Why Don’t We See a Ball Acting Like a Wave?

The dual nature of light, behaving as both a wave and a particle, has puzzled scientists for decades. This wave-particle duality, discovered through experiments like the famous double-slit experiment, shows that light, and all matter, exhibit both properties. But if this is true, why don’t we observe everyday objects, like a ball, acting as waves?

At the quantum level, everything, from photons of light to electrons and even larger objects, has a dual nature. According to quantum theory, every particle has an associated wavelength, known as the de Broglie wavelength. The smaller the object, the more prominent its wave-like behavior. For example, electrons, which are incredibly tiny, can easily show wave-like behavior in experiments.

But as objects get larger, their wavelength becomes smaller and smaller. For something like a ball, the wavelength is so minuscule that any wave-like behavior is effectively invisible to us. This is why we never see a ball "spread out" like a wave; it behaves more like a particle in our everyday experience.

In quantum mechanics, particles exist in superposition – they can be in multiple states at once. However, this superposition only holds true when particles are in coherence, meaning their wave functions are synchronized. Think of it like a perfectly choreographed dance: as long as the particles are in sync, their wave-like behavior can be observed.

As objects increase in size and complexity, synchronization becomes harder to maintain. This is due to a phenomenon called decoherence, which occurs when particles in a system interact with their environment. In the case of larger objects like a ball, there are so many particles, all interacting with each other and their surroundings, that they quickly lose synchronization. As a result, the wave-like properties disappear, leaving only the familiar particle-like behavior we observe in the classical world.

The quantum world is strange and often counterintuitive, where particles can behave like waves, and objects can exist in multiple states. However, the effects of quantum behavior, such as superposition and interference, become less noticeable as we move to larger scales. This is because the wavelength of an object is inversely proportional to its mass and velocity. For a photon, which has no mass, its wave-like nature is very evident. For a ball, with significant mass, its wavelength is so small that its wave nature is essentially undetectable.

While large objects like balls don’t show wave-like behavior, quantum phenomena like tunneling offer a glimpse into how the quantum world can affect larger objects. In quantum tunneling, particles can “tunnel” through barriers that they shouldn’t be able to cross based on classical physics. This wave-like behavior allows particles to appear in places they shouldn’t, defying our classical understanding of particles being in one place at one time.

Although we don’t see quantum tunneling in everyday objects, this phenomenon happens on an atomic scale. The same quantum principles that allow light to act as both a wave and a particle are at play here, showing us how strange and wondrous the quantum world can be.
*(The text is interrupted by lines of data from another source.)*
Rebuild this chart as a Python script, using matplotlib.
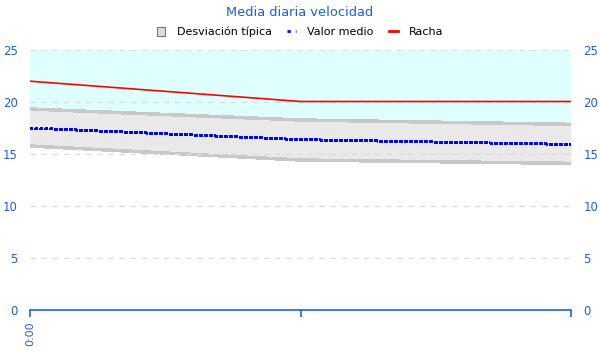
import matplotlib
matplotlib.use("Agg")
import matplotlib.pyplot as plt
from matplotlib.lines import Line2D
from matplotlib.patches import Patch

# ---------------------------------------------------------------- data
hours      = [0, 1, 2]
hour_label = ["0:00", "", ""]
std_top    = [19.33, 18.27, 17.85]
std_bottom = [15.77, 14.42, 14.10]
mean_speed = [17.50, 16.38, 15.92]
gust       = [22.00, 20.05, 20.05]
yticks     = [0, 5, 10, 15, 20, 25]

# ---------------------------------------------------------------- colours
BLUE_TXT = "#1F5FD0"
AXIS     = "#1A66D6"
CYAN     = "#DFFFFF"
BAND     = "#E9E9E9"
BAND_EDG = "#C8C8C8"
GRID     = "#DDDDDD"

fig = plt.figure(figsize=(6, 3.6), dpi=100)
ax = fig.add_axes([30 / 600, 1 - 310 / 360, 541 / 600, 260 / 360])

ax.axhspan(16, 25, color=CYAN, lw=0, zorder=0)
ax.fill_between(hours, std_bottom, std_top, color=BAND, lw=0, zorder=1)
ax.plot(hours, std_top, color=BAND_EDG, lw=1.8, zorder=2, antialiased=False)
ax.plot(hours, std_bottom, color=BAND_EDG, lw=1.8, zorder=2, antialiased=False)

for y in yticks[1:]:
    ax.axhline(y, color=GRID, lw=1, linestyle=(0, (4, 4)), zorder=2.5)

ax.plot(hours, gust, color="#FF0000", lw=1.2, zorder=4)
ax.plot(hours, mean_speed, color="#0000FF", lw=1.6, zorder=4,
        linestyle=(0, (1.1, 0.9)), dash_capstyle="butt", antialiased=False)

ax.set_xlim(hours[0], hours[-1])
ax.set_ylim(0, 25)
ax.set_yticks(yticks)
ax.set_xticks(hours)
ax.set_xticklabels(hour_label, rotation=90, color=BLUE_TXT, fontsize=8)

for s in ("top", "left", "right"):
    ax.spines[s].set_visible(False)
ax.spines["bottom"].set_color(AXIS)
ax.spines["bottom"].set_linewidth(1.2)
ax.tick_params(axis="x", colors=AXIS, length=5, width=1.2, pad=3)
ax.tick_params(axis="x", labelcolor=BLUE_TXT)
ax.tick_params(axis="y", left=False, right=False, labelleft=True,
               labelright=True, labelcolor=BLUE_TXT, labelsize=8.5, pad=5.5)

fig.text(0.5, 1 - 12 / 360, "Media diaria velocidad", color=BLUE_TXT,
         fontsize=9.4, ha="center", va="center")

handles = [
    Patch(facecolor="#DDDDDD", edgecolor="#777777", linewidth=0.8),
    Line2D([], [], color="#0000FF", lw=2, linestyle=(0, (1.2, 1.8))),
    Line2D([], [], color="#FF0000", lw=2),
]
labels = ["Desviación típica", "Valor medio", "Racha"]
fig.legend(handles, labels, loc="center", bbox_to_anchor=(0.5, 1 - 32 / 360),
           ncol=3, frameon=False, fontsize=8, handlelength=0.8,
           handleheight=0.8, columnspacing=1.4, handletextpad=1.0)

fig.savefig("out.png", dpi=100)
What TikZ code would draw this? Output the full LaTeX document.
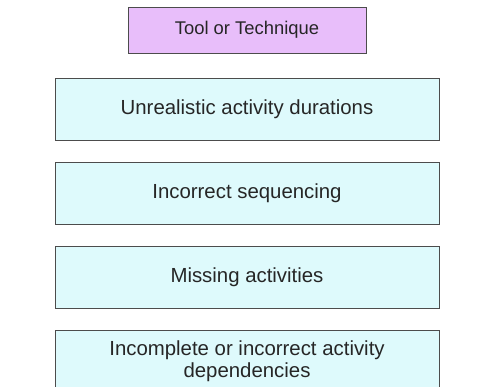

A key concept in quantum behavior is synchronization. When quantum particles like electrons or photons are in sync, they can behave as waves, exhibiting interference patterns and other quantum effects. However, as the number of particles increases, maintaining synchronization becomes impossible due to constant interactions with their environment. This desynchronization, or decoherence, marks the transition from the quantum world of waves to the classical world of particles.

In a way, you could think of synchronization as the “glue” that holds quantum effects together. As long as particles remain coherent, they can act like waves. But as soon as decoherence occurs, wave-like behavior disappears, and the classical particle-like nature dominates.

So, why don’t we see a ball acting like a wave? The answer lies in the quantum world’s delicate balance of synchronization and decoherence. While all objects, regardless of size, have wave-like properties, the effects become less noticeable as the object gets larger and its wavelength decreases. Decoherence, caused by constant interactions with the environment, quickly desynchronizes large objects, leaving us with the classical world of particles we’re familiar with.

The wave-particle duality that governs light and other small particles fades as we move to larger scales, but it never truly disappears. Quantum mechanics teaches us that the universe is far stranger than it appears at first glance, and even though we don’t see a ball acting like a wave, the underlying quantum principles are still at play.